In SHIN MEGAMI TENSEI: PERSONA 3 PORTABLE you play as a new student at a boarding school. During the daytime hours, the game plays like a high school sim, with you attending classes (and doing work in them) and chatting up other students to forge new social relationships. At night, though, most everybody turns into a monster and a mysterious dark tower sprouts up. You and the few other unaffected teens form a force to investigate the tower and fight off the monsters within, using creatures called \"personas\" that you can call forth from your subconscious. You can choose to play as either a male or female protagonist, and the story will change based on your selection.
Is it any good?
When most people play a role-playing game, they're looking for a solid storyline to interact with. In that department, Shin Megami Tensei: Persona 3 Portable will not disappoint. The daytime levels are entirely about story -- a story you can craft, depending on who you choose to talk to and what you choose to say. The nighttime parts are full of good old-fashioned turn-based fighting action -- with an ultra-creepy atmosphere and some profound psychological symbolism layered over the whole experience. This is definitely a game for mature players, but for teens who can handle it, it's bound to bring up all sorts of interesting topics for discussion. The game is so frought with symbolism that, in many ways, a lot of it is open to interpretation. This is the kind of game you will enjoy while playing and spend lots of time pondering when you're done.
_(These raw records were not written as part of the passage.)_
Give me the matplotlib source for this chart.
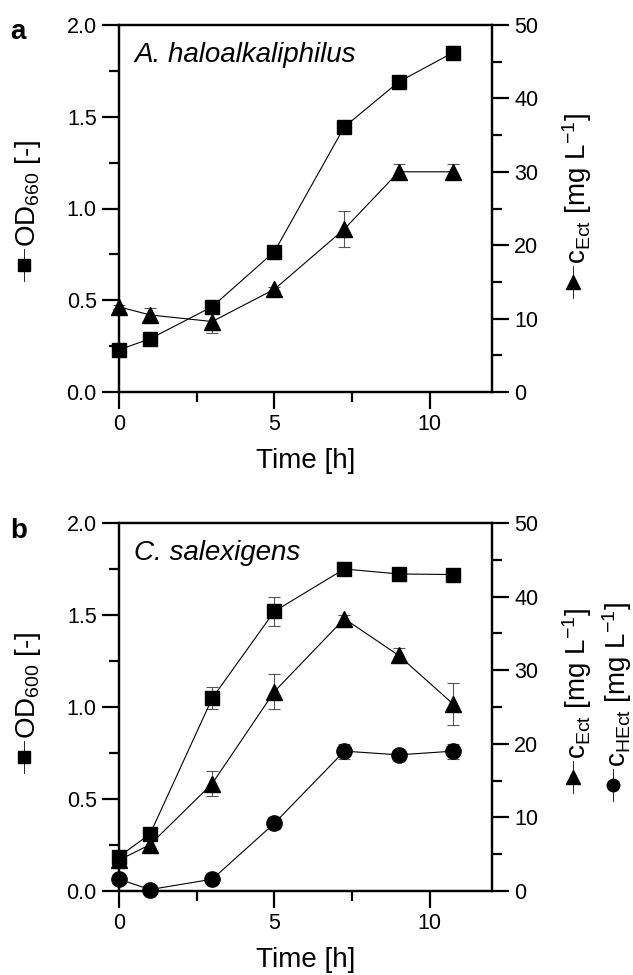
import matplotlib.pyplot as plt
from matplotlib.lines import Line2D
from matplotlib.ticker import MultipleLocator

plt.rcParams['font.family'] = ['Liberation Sans', 'DejaVu Sans']
plt.rcParams['mathtext.fontset'] = 'custom'
plt.rcParams['mathtext.rm'] = 'Liberation Sans'
plt.rcParams['mathtext.it'] = 'Liberation Sans:italic'

# Panel a: A. haloalkaliphilus
time_a = [0, 1, 3, 5, 7.25, 9, 10.75]
od660 = [0.23, 0.29, 0.465, 0.765, 1.445, 1.69, 1.85]
od660_err = [0.01, 0.01, 0.02, 0.02, 0.02, 0.02, 0.035]
ect_a = [11.6, 10.5, 9.6, 14.0, 22.2, 30.0, 30.0]
ect_a_err = [0.3, 1.0, 1.5, 0.3, 2.4, 1.0, 1.0]

# Panel b: C. salexigens
time_b = [0, 1, 3, 5, 7.25, 9, 10.75]
od600 = [0.187, 0.31, 1.048, 1.52, 1.75, 1.723, 1.72]
od600_err = [0.01, 0.02, 0.06, 0.08, 0.02, 0.02, 0.02]
ect_b = [4.2, 6.3, 14.6, 27.1, 37.0, 32.0, 25.4]
ect_b_err = [0.3, 0.6, 1.7, 2.4, 0.5, 1.0, 2.8]
hect_b = [1.6, 0.2, 1.6, 9.2, 19.0, 18.5, 19.0]
hect_b_err = [0.2, 0.2, 0.2, 0.8, 1.0, 0.7, 1.0]

W, H = 633, 975
fig = plt.figure(figsize=(W / 100, H / 100), dpi=100)


def px(x, y):
    return x / W, 1 - y / H


def series(ax, t, y, err, marker, ms):
    ax.errorbar(t, y, yerr=err, fmt='none', ecolor='#555555', elinewidth=0.8,
                capsize=4, capthick=0.8, zorder=2, clip_on=False)
    ax.plot(t, y, color='black', lw=0.8, marker=marker, ms=ms, mfc='black',
            mec='black', zorder=3, clip_on=False)


def style(ax, ax2):
    ax.set_xlim(0, 12)
    ax.set_ylim(0, 2.0)
    ax2.set_ylim(0, 50)
    ax.xaxis.set_major_locator(MultipleLocator(5))
    ax.xaxis.set_minor_locator(MultipleLocator(2.5))
    ax.yaxis.set_major_locator(MultipleLocator(0.5))
    ax.yaxis.set_minor_locator(MultipleLocator(0.25))
    ax2.yaxis.set_major_locator(MultipleLocator(10))
    ax2.yaxis.set_minor_locator(MultipleLocator(5))
    ax.yaxis.set_major_formatter(lambda v, p: f'{v:.1f}')
    for a in (ax, ax2):
        for s in a.spines.values():
            s.set_linewidth(1.6)
        a.tick_params(which='major', direction='out', length=12, width=1.6,
                      labelsize=15.5, pad=4)
        a.tick_params(which='minor', direction='out', length=7, width=1.6)
    ax.set_xlabel('Time [h]', fontsize=20, labelpad=9)
    ax.set_zorder(ax2.get_zorder() + 1)
    ax.patch.set_visible(False)


def side_label(x, y, text, marker, ms):
    fx, fy = px(x, y)
    _, fy0 = px(x, y + 16)
    _, fy1 = px(x, y - 16)
    fig.add_artist(Line2D([fx, fx], [fy0, fy1], transform=fig.transFigure,
                          color='black', lw=0.6))
    fig.add_artist(Line2D([fx], [fy], transform=fig.transFigure, marker=marker,
                          ms=ms, color='black', lw=0))
    tx, ty = px(x + 4, y - 18)
    fig.text(tx, ty, text, rotation=90, ha='center', va='bottom', fontsize=20)


# panel a
l, b = px(119, 392)
r, t = px(492, 25)
ax_a = fig.add_axes([l, b, r - l, t - b])
ax_a2 = ax_a.twinx()
series(ax_a2, time_a, ect_a, ect_a_err, '^', 12)
series(ax_a, time_a, od660, od660_err, 's', 10)
style(ax_a, ax_a2)
ax_a.text(0.04, 0.955, 'A. haloalkaliphilus', transform=ax_a.transAxes,
          fontsize=20, style='italic', va='top')
fig.text(*px(10, 39), 'a', fontsize=20, fontweight='bold')
side_label(24, 265, 'OD$_{660}$ [-]', 's', 8)
side_label(573, 282, 'c$_{\\rm Ect}$ [mg L$^{-1}$]', '^', 10)

# panel b
l, b = px(119, 891)
r, t = px(492, 523)
ax_b = fig.add_axes([l, b, r - l, t - b])
ax_b2 = ax_b.twinx()
series(ax_b2, time_b, ect_b, ect_b_err, '^', 12)
series(ax_b2, time_b, hect_b, hect_b_err, 'o', 11)
series(ax_b, time_b, od600, od600_err, 's', 10)
style(ax_b, ax_b2)
ax_b.text(0.04, 0.955, 'C. salexigens', transform=ax_b.transAxes,
          fontsize=20, style='italic', va='top')
fig.text(*px(10, 538), 'b', fontsize=20, fontweight='bold')
side_label(24, 757, 'OD$_{600}$ [-]', 's', 8)
side_label(573, 777, 'c$_{\\rm Ect}$ [mg L$^{-1}$]', '^', 10)
side_label(613, 785, 'c$_{\\rm HEct}$ [mg L$^{-1}$]', 'o', 9)

fig.savefig('out.png', dpi=100)
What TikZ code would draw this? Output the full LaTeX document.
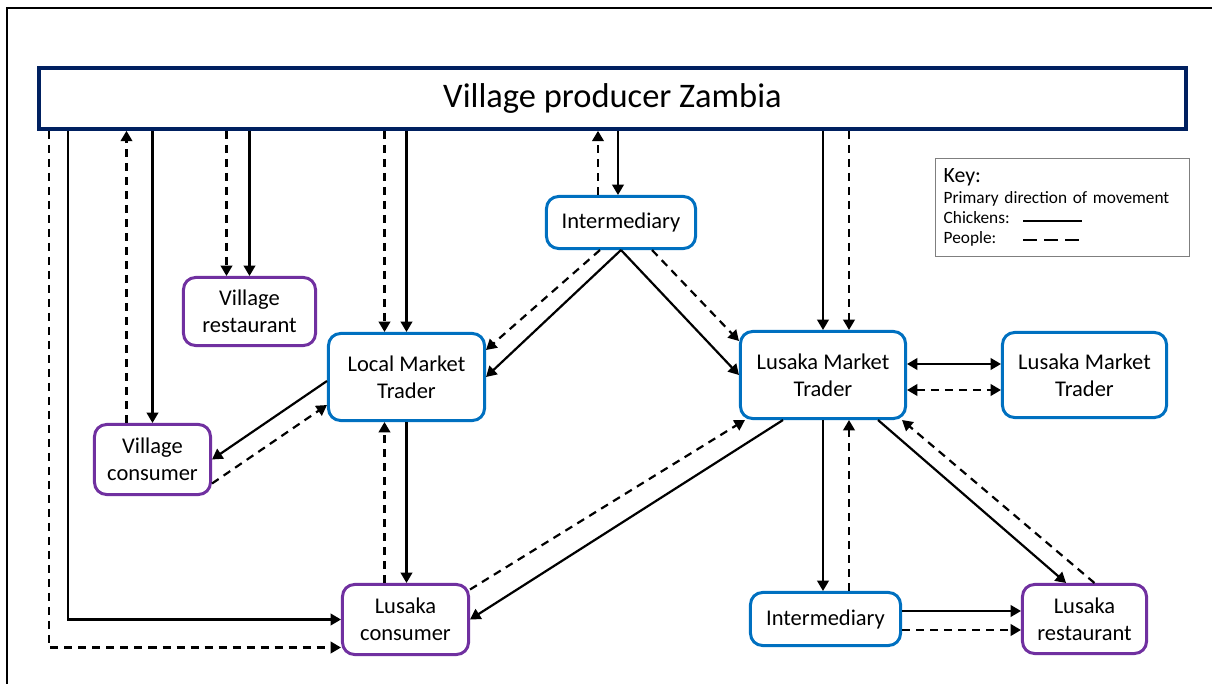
\documentclass[tikz,border=0pt]{standalone}
\usepackage{fontspec}
\setmainfont{Carlito}
\usetikzlibrary{arrows.meta,calc}
\definecolor{TraderClr}{RGB}{0,112,192}
\definecolor{ConsumerClr}{RGB}{112,48,160}
\definecolor{ProducerClr}{RGB}{0,32,96}
\definecolor{KeyClr}{RGB}{127,127,127}
\tikzset{
  box/.style={draw,line width=0.075cm,rounded corners=0.3cm,align=center,
    inner sep=0pt,font=\fontsize{16}{19.5}\selectfont},
  trader/.style={box,draw=TraderClr},
  buyer/.style={box,draw=ConsumerClr},
  chk/.style={line width=0.055cm},
  ppl/.style={chk,dash pattern=on 0.2cm off 0.15cm}
}
\begin{document}
\begin{tikzpicture}[x=0.025cm,y=-0.025cm,>={Triangle[length=0.26cm,width=0.29cm]}]
\useasboundingbox (0,0) rectangle (1212,684);
\draw[line width=0.05cm] (7,684) -- (7,8) -- (1212,8);

\node[draw=ProducerClr,line width=0.09cm,minimum width=28.675cm,minimum height=1.525cm,
  font=\fontsize{24.5}{29}\selectfont] (prod) at (612.5,98.5) {Village producer Zambia};

\node[trader,minimum width=3.725cm,minimum height=1.3cm] (intA) at (621,222.5) {Intermediary};
\node[buyer,minimum width=3.3cm,minimum height=1.7cm] (vrest) at (249.5,311.5) {Village\\restaurant};
\node[trader,minimum width=3.9cm,minimum height=2.175cm] (lmt) at (406.5,377) {Local Market\\Trader};
\node[trader,minimum width=4.125cm,minimum height=2.175cm] (lusmt) at (823,375) {Lusaka Market\\Trader};
\node[trader,minimum width=4.1cm,minimum height=2.125cm] (lusmtB) at (1084.5,375) {Lusaka Market\\Trader};
\node[buyer,minimum width=2.9cm,minimum height=1.75cm] (vcons) at (152.5,459.5) {Village\\consumer};
\node[buyer,minimum width=3.15cm,minimum height=1.75cm] (lcons) at (405.5,619.5) {Lusaka\\consumer};
\node[trader,minimum width=3.75cm,minimum height=1.325cm] (intB) at (825.5,619) {Intermediary};
\node[buyer,minimum width=3.1cm,minimum height=1.725cm] (lrest) at (1084.5,619) {Lusaka\\restaurant};

\node[draw=KeyClr,line width=0.035cm,anchor=north west,align=left,text width=5.95cm,
  minimum height=2.45cm,inner xsep=0.2cm,inner ysep=0.08cm,
  font=\fontsize{12.3}{14.5}\selectfont] (key) at (935,158)
  {{\fontsize{15.5}{17.5}\selectfont Key:}\\Primary direction of movement\\Chickens:\\People:};
\draw[line width=0.07cm] (1023,221) -- (1082,221);
\draw[line width=0.07cm,dash pattern=on 0.35cm off 0.18cm] (1023,240) -- (1086,240);

\draw[ppl,->] ([xshift=0.3cm]prod.south west) |- ([yshift=-0.7cm]lcons.west);
\draw[chk,->] ([xshift=0.775cm]prod.south west) |- (lcons.west);
\draw[ppl,->] ([xshift=-0.65cm]vcons.north) -- ([xshift=-0.65cm]vcons.north |- prod.south);
\draw[chk,->] (vcons.north |- prod.south) -- (vcons.north);
\draw[ppl,->] ([xshift=-0.575cm]vrest.north |- prod.south) -- ([xshift=-0.575cm]vrest.north);
\draw[chk,->] (vrest.north |- prod.south) -- (vrest.north);
\draw[ppl,->] ([xshift=-0.55cm]lmt.north |- prod.south) -- ([xshift=-0.55cm]lmt.north);
\draw[chk,->] (lmt.north |- prod.south) -- (lmt.north);
\draw[ppl,->] ([xshift=-0.575cm]intA.north) -- ([xshift=-0.575cm]intA.north |- prod.south);
\draw[chk,->] ([xshift=-0.075cm]intA.north |- prod.south) -- ([xshift=-0.075cm]intA.north);
\draw[chk,->] (lusmt.north |- prod.south) -- (lusmt.north);
\draw[ppl,->] ([xshift=0.65cm]lusmt.north |- prod.south) -- ([xshift=0.65cm]lusmt.north);

\draw[ppl,->] ([xshift=-0.525cm]intA.south) -- ([yshift=0.675cm]lmt.east);
\draw[chk,->] (intA.south) -- (lmt.east);
\draw[ppl,->] ([xshift=0.775cm]intA.south) -- ([yshift=0.85cm]lusmt.west);
\draw[chk,->] (intA.south) -- (lusmt.west);

\draw[chk,->] ([yshift=-0.1cm]lmt.west) -- (vcons.east);
\draw[ppl,->] ([yshift=-0.6cm]vcons.east) -- ([yshift=-0.7cm]lmt.west);
\draw[chk,->] (lmt.south) -- (lmt.south |- lcons.north);
\draw[ppl,->] ([xshift=-0.55cm]lmt.south |- lcons.north) -- ([xshift=-0.55cm]lmt.south);

\draw[chk,->] ([xshift=-1cm]lusmt.south) -- (lcons.east);
\draw[ppl,->] ([yshift=0.75cm]lcons.east) -- ([xshift=0.15cm]lusmt.south west);
\draw[chk,<->] ([yshift=0.275cm]lusmt.east) -- ([yshift=0.275cm]lusmt.east -| lusmtB.west);
\draw[ppl,<->] ([yshift=-0.375cm]lusmt.east) -- ([yshift=-0.375cm]lusmt.east -| lusmtB.west);
\draw[chk,->] (lusmt.south) -- (lusmt.south |- intB.north);
\draw[ppl,->] ([xshift=0.65cm]lusmt.south |- intB.north) -- ([xshift=0.65cm]lusmt.south);
\draw[chk,->] ([xshift=1.375cm]lusmt.south) -- ([xshift=-0.46cm]lrest.north);
\draw[ppl,->] ([xshift=0.25cm]lrest.north) -- ([xshift=-0.125cm]lusmt.south east);
\draw[chk,->] ([yshift=0.2cm]intB.east) -- ([yshift=0.2cm]intB.east -| lrest.west);
\draw[ppl,->] ([yshift=-0.275cm]intB.east) -- ([yshift=-0.275cm]intB.east -| lrest.west);
\end{tikzpicture}
\end{document}
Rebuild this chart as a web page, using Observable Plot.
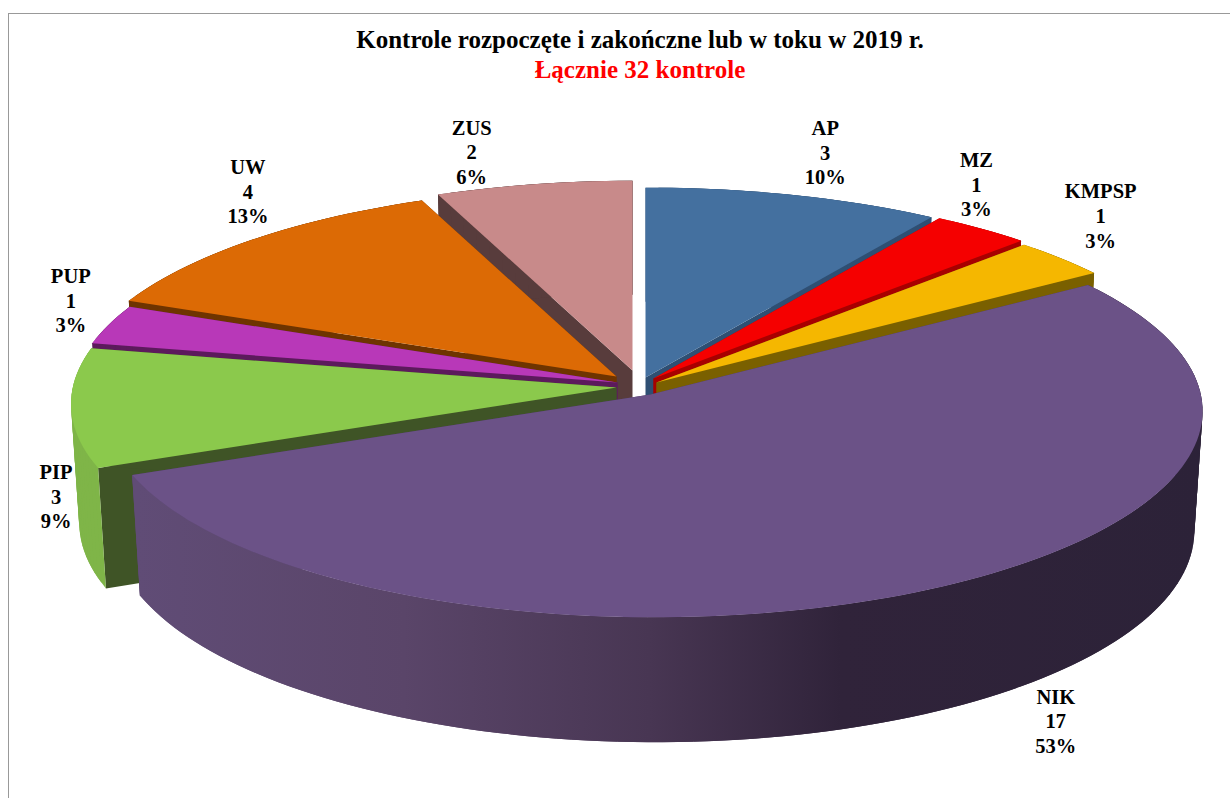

Talk to your kids about ...
Families can talk about the relationships between characters in the game. Who you choose to hang out with and how you choose to behave with them is mostly up to you. Plus, your social relationships affect your stats and abilities in the game. How does this reflect real life?
In the game you can play as a male or female protagonist. Would you ever choose to play as the opposite gender? If so, why?
What do you think of the sexual imagery used in the game? Does it serve a purpose, or does it seem gratuitous?